Last weekend, the Mt. Blue girls capped off a dominating season in the KVAC with a 31-86 victory over Class B power Maranacook at the KVAC championships. The closest Class A school was Oxford Hills in third with 130 points.

The boys, meanwhile, suffered an upset loss to Maranacook when two of the Cougars’ skiers clipped a gate in their first runs. The two skiers, brothers Chet and Pete Farnum, still finished 42nd and 48th with blazing second runs. The bigger story, though, was the emergence of No. 5 skier Alex Prentiss and No. 6 skier Reid Bond, who both finished in the top 17 to give Mt. Blue a chance at besting Maranacook. The Black Bears nipped the Cougars by a single point.

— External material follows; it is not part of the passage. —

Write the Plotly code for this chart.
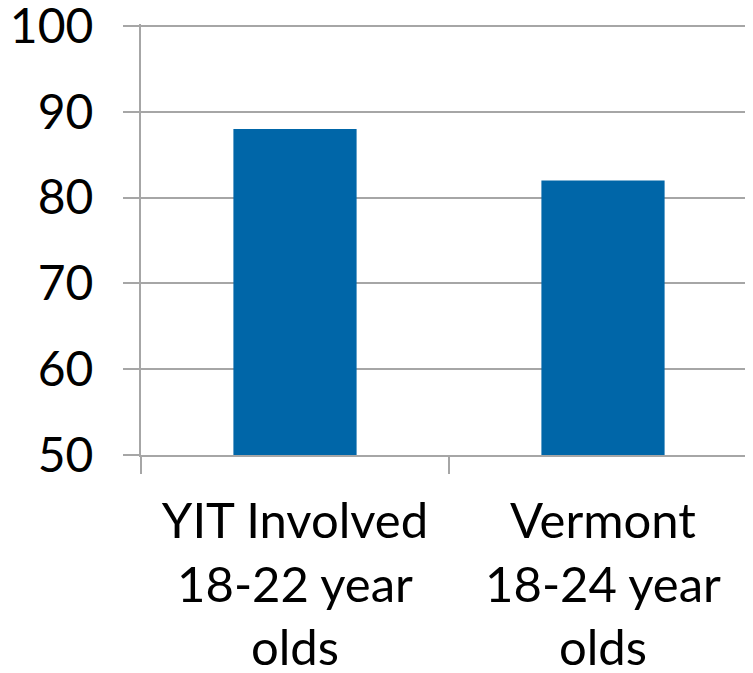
import plotly.graph_objects as go

categories = ["YIT Involved<br>18-22 year<br>olds", "Vermont<br>18-24 year<br>olds"]
values = [88, 82]
y_ticks = [50, 60, 70, 80, 90, 100]

grey = "#A6A6A6"
fig = go.Figure(go.Bar(x=categories, y=values, marker_color="#0066A8", width=0.4,
                       marker_line_width=0))
fig.update_layout(
    width=745, height=665,
    margin=dict(l=133, r=0, t=16, b=218, autoexpand=False),
    paper_bgcolor="white", plot_bgcolor="white",
    font=dict(family="Lato", size=48, color="black"),
    showlegend=False,
)
fig.update_xaxes(type="category", range=[-0.5, 1.487], tickson="boundaries",
                 ticks="outside", ticklen=17, tickwidth=2, tickcolor=grey,
                 showline=True, linecolor=grey, linewidth=2, showgrid=False,
                 automargin=False, ticklabelstandoff=22, tickfont=dict(size=49),
                 ticklabeloverflow="allow")
fig.update_yaxes(range=[50, 100.233], tickvals=y_ticks, ticks="outside", ticklen=16,
                 tickwidth=2, tickcolor=grey, showgrid=True, gridcolor=grey, gridwidth=2,
                 showline=True, linecolor=grey, linewidth=2, zeroline=False,
                 automargin=False, ticklabelstandoff=20, tickfont=dict(size=48),
                 ticklabeloverflow="allow")
fig.write_html("out.html")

“It’s still kind of a feather in our cap to know that people are gunning for us,” said Hardy.

The rest of Class A will again be after the Cougars when the season wraps up at Mt. Abram for the state championship meet. Mt. Blue will go in as the favorite in both the boys’ and the girls’ races. The closest Class A team to the boys’ team in the KVAC meet was Leavitt, which finished 41 points back of the Cougars.

And as for a separation between the girls’ team and boys’ team? Forget it, said Cyr.

“There is no separation,” said Cyr. “We’ve all been skiing with these guys forever, ever since we were little. I’m the only senior girl and there are three senior boys, and we grew up skiing and racing together. The same is true with all of the other classes.”

They race together, they practice together, and they win championships together. It’s as simple as flying down a hill strapped to two skis while holding fiberglass poles and dodging flags.